Speaking at the Heritage Foundation in Washington on September 18, the Georgian Foreign Minister warned that the current status quo regarding secessionist conflicts in Georgia will lead to confrontation.
As an alternative, the minister suggested direct dialogue between Georgia and the Abkhaz and South Ossetian sides with Russia, the EU and the U.S. acting as facilitators.
Foreign Minister Bezhuashvili arrived in Washington after participating in a series of talks with the NATO and EU top officials in Brussels that focused on conflict resolution issues. He is currently accompanying President Saakashvili in New York, where the Georgian leader is expected to address the UN General Assembly Session on September 22. In his speech, Saakashvili is expected to present his argument against the current Russian-led peacekeeping operations in the Abkhaz and South Ossetian conflict zones.
Bezhuashvili said that a change of status quo is needed to avoid confrontation.

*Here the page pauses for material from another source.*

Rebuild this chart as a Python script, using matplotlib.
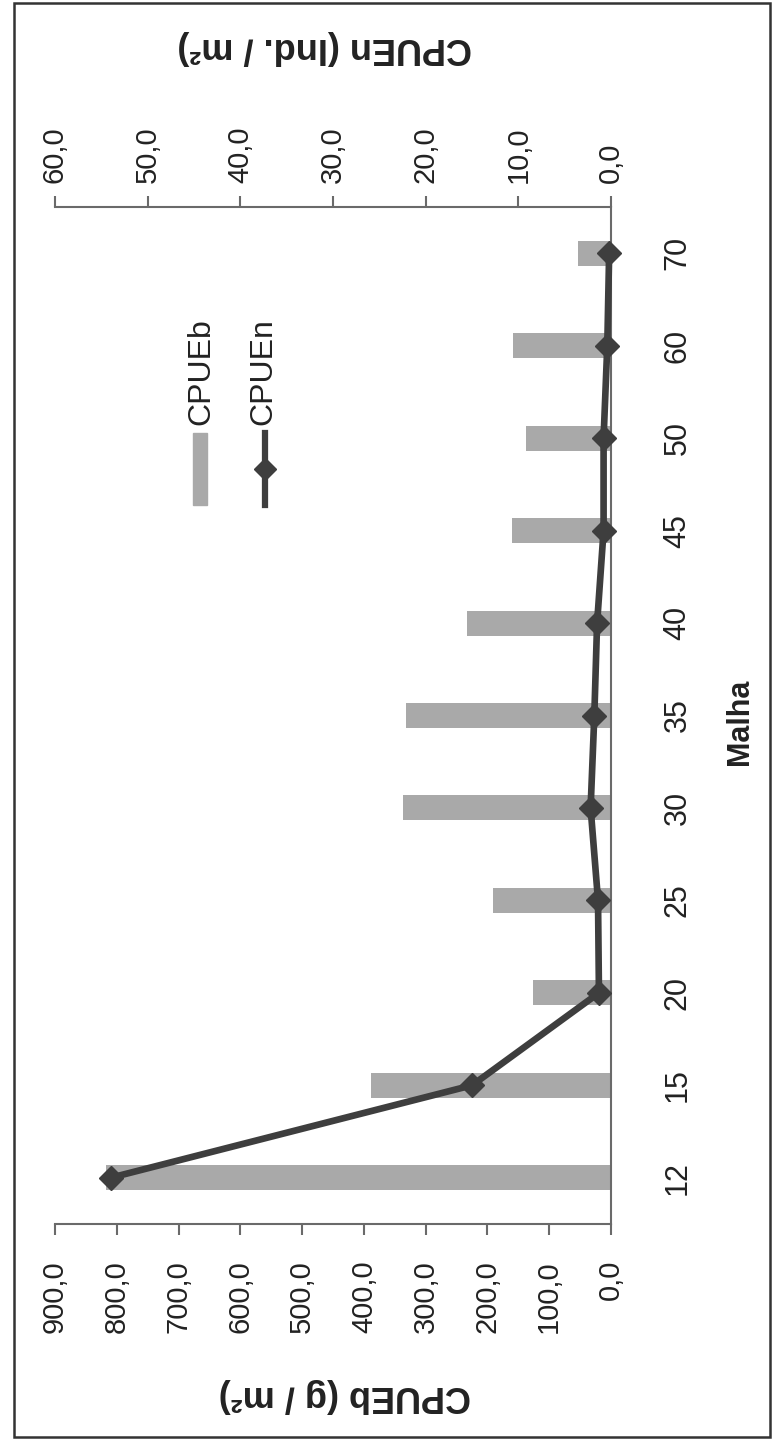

“A clash is inevitable if the state of affairs is left as is. That was my message to Brussels and that is my message here, and we need a little help,” Bezhuashvili told the audience at the Heritage Foundation.
“To avoid troubles you need to prevent them, you need to set up your own agenda and you need to not be trapped by somebody’s agenda -and this is what is happening now in Georgia. We take initiatives, and this is the only way to avoid a clash. We need a little help to equalize – I am not saying neutralize – the dominant negotiating power of Russia through widening [the negotiating format with the involvement of] actors such as the EU and the U.S. They are ready to jump in, but we need to reach an understanding from Russia,” the Georgian Foreign Minister stated.
“We are not talking about expanding the JCC [the quadripartite negotiating body over South Ossetia]; we are talking about a different format. There should be no Russians, no North Ossetians. In our model, Russia, the U.S. and the EU will be facilitators, not part of the negotiating format,” Bezhuashvili said.
He said instead of acting like a peacekeeper, Russia is currently acting like a ‘piece–keeper.’
“That is what is happening now: keeping a piece of territory here, keeping a piece of territory there, and using them for their own political purposes. That is not an operation which we will tolerate. We need an operation that is multinational, transparent, and helps to resolve the problem,” Bezhuashvili said.
He said Russia “is a part of the problem” and Tbilisi wants Russia “to be part of the solution.”
Bezhuashvili said that three components are needed to set up an effective peacekeeping operation: direct dialogue between the conflicting sides, impartial facilitators and the presence of a multinational police force on the ground.
He said that conflicts in Abkhazia and South Ossetia are “territorial disputes and not ethnic or any other kinds of conflicts.”
“The myth is that the conflict is wrongly perceived of as frozen. In reality, a crawling annexation of Georgian territory is underway; so it is not frozen and is starting to explode,” Bezhuashvili said.
He also reiterated that Georgia is sparing no effort to avoid a confrontation.
“The successful country does not need a trouble… Those who are expecting Georgia to lose its patience will be totally frustrated… We are cool as never before, because we know what to do and how to do it,” he added.
He said that Russia is sending “mixed signals” through telling the international community that it recognizes Georgia’s territorial integrity and on the other hand telling secessionist authorities in South Ossetia and Abkhazia that “there is a Kosovo model, so you may succeed.”
“The Russians made it clear that they will link the Kosovo model to other secessionist conflicts and this is Georgia’s concern,” he added.
“So there is zero motivation from the Abkhaz and South Ossetians to sit down and discuss a model of co-existence. These mixed messages kill this motivation,” Bezhuashvili said.
He suggested that for some people in Europe, the status quo might be the best way to avoid trouble in its neighborhood.
“No news from Georgia is a good news - that is a philosophy we are going to break. There will be news from Georgia - positive. We are going to wake up everyone… We need to do something,” Bezhuashvili said.
President Saakashvili’s speech at the UN General Assembly Session on September 22 will most likely be along the same lines as that given by Foreign Minister Bezhuashvili at the Heritage Foundation.